### SOURCE EXCERPT

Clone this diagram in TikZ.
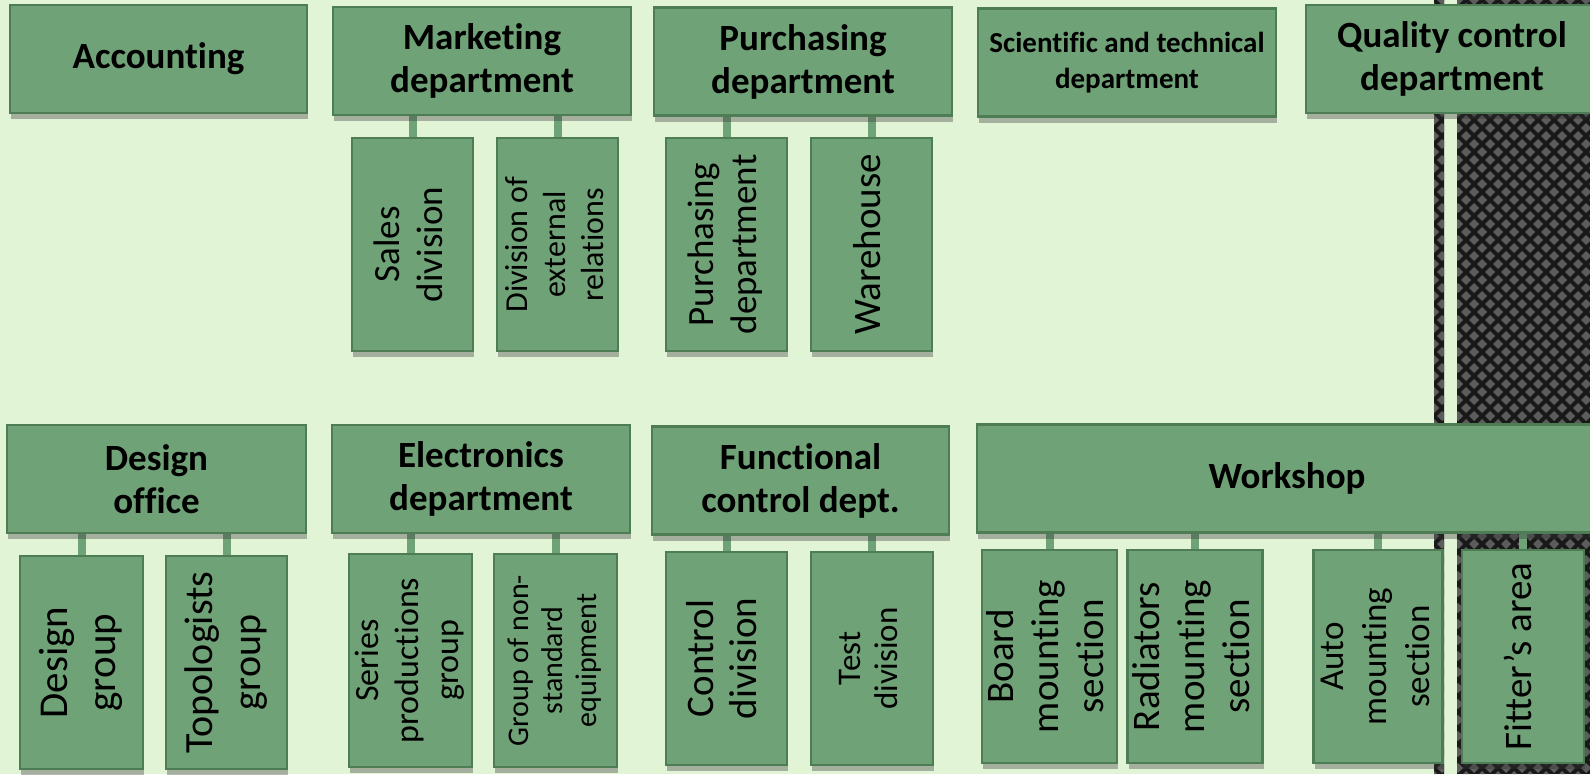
\documentclass[tikz,border=0pt]{standalone}
\usepackage{fontspec}
\setmainfont{Carlito}[Ligatures=NoCommon]
\usepackage{graphicx}
\usetikzlibrary{calc,shadows}

\definecolor{boxfill}{RGB}{112,162,119}
\definecolor{boxline}{RGB}{78,124,84}
\definecolor{paper}{RGB}{225,244,214}
\definecolor{weave}{RGB}{92,92,92}

\newcommand{\vtxt}[1]{\rotatebox{90}{\begin{tabular}{@{}c@{}}#1\end{tabular}}}

\pgfdeclarelayer{back}
\pgfdeclarelayer{mid}
\pgfsetlayers{back,mid,main}

\tikzset{
  box/.style={draw=boxline, line width=2.5pt, fill=boxfill, inner sep=0pt, align=center,
    drop shadow={shadow xshift=1pt, shadow yshift=-6pt, opacity=0.35, fill=black!80}},
  dept/.style={box, minimum height=108pt, font=\bfseries\fontsize{37}{43}\selectfont},
  unit/.style={box, minimum width=121pt, minimum height=213pt, font=\fontsize{37}{43}\selectfont},
  stem/.style={draw=boxfill, line width=8pt},
}

\begin{document}
\begin{tikzpicture}[x=1pt,y=-1pt]
                      \useasboundingbox (0,0) rectangle (1590,774);

                      \node[dept, minimum width=297pt] (acc) at (158.5,59)  {Accounting};
                      \node[dept, minimum width=298pt] (mkt) at (482,61)    {Marketing\\department};
                      \node[dept, minimum width=298pt] (pur) at (803,61.5)  {Purchasing\\department};
                      \node[dept, minimum width=298pt, font=\bfseries\fontsize{29}{36}\selectfont] (sci) at (1127,62.5) {Scientific and technical\\department};
                      \node[dept, minimum width=292pt] (qc)  at (1452,59)   {Quality control\\department};

                      \node[unit] (sales) at (412.5,244.5) {\vtxt{Sales\\division}};
                      \node[unit, font=\fontsize{32}{38}\selectfont] (ext) at (557.5,244.5) {\vtxt{Division of\\external\\relations}};
                      \node[unit] (purd)  at (726.5,244.5) {\vtxt{Purchasing\\department}};
                      \node[unit, font=\fontsize{39}{43}\selectfont] (wh) at (871.5,244.5) {\vtxt{Warehouse}};

                      \node[dept, minimum width=299pt] (des) at (156.5,479) {Design\\office};
                      \node[dept, minimum width=298pt] (ele) at (481,479)   {Electronics\\department};
                      \node[dept, minimum width=297pt] (fun) at (800.5,480.5) {Functional\\control dept.};
                      \node[dept, minimum width=620pt] (ws)  at (1287,478.5) {Workshop};

                      \node[unit, minimum width=123pt, font=\fontsize{41}{48}\selectfont] (dg) at (81.5,662.5)  {\vtxt{Design\\group}};
                      \node[unit, minimum width=121pt, font=\fontsize{40}{48}\selectfont] (tg) at (226.5,662.5) {\vtxt{Topologists\\group}};
                      \node[unit, minimum width=123pt, font=\fontsize{34}{40}\selectfont] (sp) at (410.5,660.5) {\vtxt{Series\\productions\\group}};
                      \node[unit, minimum width=123pt, font=\fontsize{30}{34}\selectfont] (ns) at (555.5,660.5) {\vtxt{Group of non-\\standard\\equipment}};
                      \node[unit, font=\fontsize{39}{43}\selectfont] (cd) at (726.5,658.5) {\vtxt{Control\\division}};
                      \node[unit, minimum width=122pt, font=\fontsize{33}{37}\selectfont] (td) at (872,658.5) {\vtxt{Test\\division}};
                      \node[unit, font=\fontsize{39}{45}\selectfont] (bm) at (1049.5,656.5) {\vtxt{Board\\mounting\\section}};
                      \node[unit, minimum width=122pt, font=\fontsize{39}{45}\selectfont] (rm) at (1195,656.5) {\vtxt{Radiators\\mounting\\section}};
                      \node[unit, minimum width=120pt, font=\fontsize{35}{43}\selectfont] (am) at (1378,656.5) {\vtxt{Auto\\mounting\\section}};
                      \node[unit, minimum width=122pt, font=\fontsize{39}{43}\selectfont] (fa) at (1523,656.5) {\vtxt{Fitter’s area}};

                      \begin{pgfonlayer}{mid}
                      \foreach \p/\c in {mkt/sales,mkt/ext,pur/purd,pur/wh,des/dg,des/tg,ele/sp,ele/ns,fun/cd,fun/td,ws/bm,ws/rm,ws/am,ws/fa}
                          {\draw[stem] (\c.north) -- (\c.north |- \p.south);}
                      \end{pgfonlayer}

                      \begin{pgfonlayer}{back}
                      \fill[paper] (0,0) rectangle (1590,774);
                      \begin{scope}
                          \clip (1434,0) rectangle (1444,774) (1457,0) rectangle (1590,774);
                          \fill[black!90] (1430,0) rectangle (1590,774);
                          \foreach \j in {0,...,97} {
                              \pgfmathsetmacro\xo{1426+8*mod(\j,2)}
                              \foreach \i in {0,...,11}
                                  {\fill[weave] (\xo+16*\i,8*\j) +(0,-5) -- +(5,0) -- +(0,5) -- +(-5,0) -- cycle;}
                          }
                      \end{scope}
                      \end{pgfonlayer}
                  \end{tikzpicture}
\end{document}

### WHAT NEEDS TO BE DONE
Reproduce the material word for word, minus the images.

### TASK ANSWER
Clone this diagram in TikZ.
\documentclass[tikz,border=0pt]{standalone}
\usepackage{fontspec}
\setmainfont{Carlito}[Ligatures=NoCommon]
\usepackage{graphicx}
\usetikzlibrary{calc,shadows}

\definecolor{boxfill}{RGB}{112,162,119}
\definecolor{boxline}{RGB}{78,124,84}
\definecolor{paper}{RGB}{225,244,214}
\definecolor{weave}{RGB}{92,92,92}

\newcommand{\vtxt}[1]{\rotatebox{90}{\begin{tabular}{@{}c@{}}#1\end{tabular}}}

\pgfdeclarelayer{back}
\pgfdeclarelayer{mid}
\pgfsetlayers{back,mid,main}

\tikzset{
  box/.style={draw=boxline, line width=2.5pt, fill=boxfill, inner sep=0pt, align=center,
    drop shadow={shadow xshift=1pt, shadow yshift=-6pt, opacity=0.35, fill=black!80}},
  dept/.style={box, minimum height=108pt, font=\bfseries\fontsize{37}{43}\selectfont},
  unit/.style={box, minimum width=121pt, minimum height=213pt, font=\fontsize{37}{43}\selectfont},
  stem/.style={draw=boxfill, line width=8pt},
}

\begin{document}
\begin{tikzpicture}[x=1pt,y=-1pt]
                      \useasboundingbox (0,0) rectangle (1590,774);

                      \node[dept, minimum width=297pt] (acc) at (158.5,59)  {Accounting};
                      \node[dept, minimum width=298pt] (mkt) at (482,61)    {Marketing\\department};
                      \node[dept, minimum width=298pt] (pur) at (803,61.5)  {Purchasing\\department};
                      \node[dept, minimum width=298pt, font=\bfseries\fontsize{29}{36}\selectfont] (sci) at (1127,62.5) {Scientific and technical\\department};
                      \node[dept, minimum width=292pt] (qc)  at (1452,59)   {Quality control\\department};

                      \node[unit] (sales) at (412.5,244.5) {\vtxt{Sales\\division}};
                      \node[unit, font=\fontsize{32}{38}\selectfont] (ext) at (557.5,244.5) {\vtxt{Division of\\external\\relations}};
                      \node[unit] (purd)  at (726.5,244.5) {\vtxt{Purchasing\\department}};
                      \node[unit, font=\fontsize{39}{43}\selectfont] (wh) at (871.5,244.5) {\vtxt{Warehouse}};

                      \node[dept, minimum width=299pt] (des) at (156.5,479) {Design\\office};
                      \node[dept, minimum width=298pt] (ele) at (481,479)   {Electronics\\department};
                      \node[dept, minimum width=297pt] (fun) at (800.5,480.5) {Functional\\control dept.};
                      \node[dept, minimum width=620pt] (ws)  at (1287,478.5) {Workshop};

                      \node[unit, minimum width=123pt, font=\fontsize{41}{48}\selectfont] (dg) at (81.5,662.5)  {\vtxt{Design\\group}};
                      \node[unit, minimum width=121pt, font=\fontsize{40}{48}\selectfont] (tg) at (226.5,662.5) {\vtxt{Topologists\\group}};
                      \node[unit, minimum width=123pt, font=\fontsize{34}{40}\selectfont] (sp) at (410.5,660.5) {\vtxt{Series\\productions\\group}};
                      \node[unit, minimum width=123pt, font=\fontsize{30}{34}\selectfont] (ns) at (555.5,660.5) {\vtxt{Group of non-\\standard\\equipment}};
                      \node[unit, font=\fontsize{39}{43}\selectfont] (cd) at (726.5,658.5) {\vtxt{Control\\division}};
                      \node[unit, minimum width=122pt, font=\fontsize{33}{37}\selectfont] (td) at (872,658.5) {\vtxt{Test\\division}};
                      \node[unit, font=\fontsize{39}{45}\selectfont] (bm) at (1049.5,656.5) {\vtxt{Board\\mounting\\section}};
                      \node[unit, minimum width=122pt, font=\fontsize{39}{45}\selectfont] (rm) at (1195,656.5) {\vtxt{Radiators\\mounting\\section}};
                      \node[unit, minimum width=120pt, font=\fontsize{35}{43}\selectfont] (am) at (1378,656.5) {\vtxt{Auto\\mounting\\section}};
                      \node[unit, minimum width=122pt, font=\fontsize{39}{43}\selectfont] (fa) at (1523,656.5) {\vtxt{Fitter’s area}};

                      \begin{pgfonlayer}{mid}
                      \foreach \p/\c in {mkt/sales,mkt/ext,pur/purd,pur/wh,des/dg,des/tg,ele/sp,ele/ns,fun/cd,fun/td,ws/bm,ws/rm,ws/am,ws/fa}
                          {\draw[stem] (\c.north) -- (\c.north |- \p.south);}
                      \end{pgfonlayer}

                      \begin{pgfonlayer}{back}
                      \fill[paper] (0,0) rectangle (1590,774);
                      \begin{scope}
                          \clip (1434,0) rectangle (1444,774) (1457,0) rectangle (1590,774);
                          \fill[black!90] (1430,0) rectangle (1590,774);
                          \foreach \j in {0,...,97} {
                              \pgfmathsetmacro\xo{1426+8*mod(\j,2)}
                              \foreach \i in {0,...,11}
                                  {\fill[weave] (\xo+16*\i,8*\j) +(0,-5) -- +(5,0) -- +(0,5) -- +(-5,0) -- cycle;}
                          }
                      \end{scope}
                      \end{pgfonlayer}
                  \end{tikzpicture}
\end{document}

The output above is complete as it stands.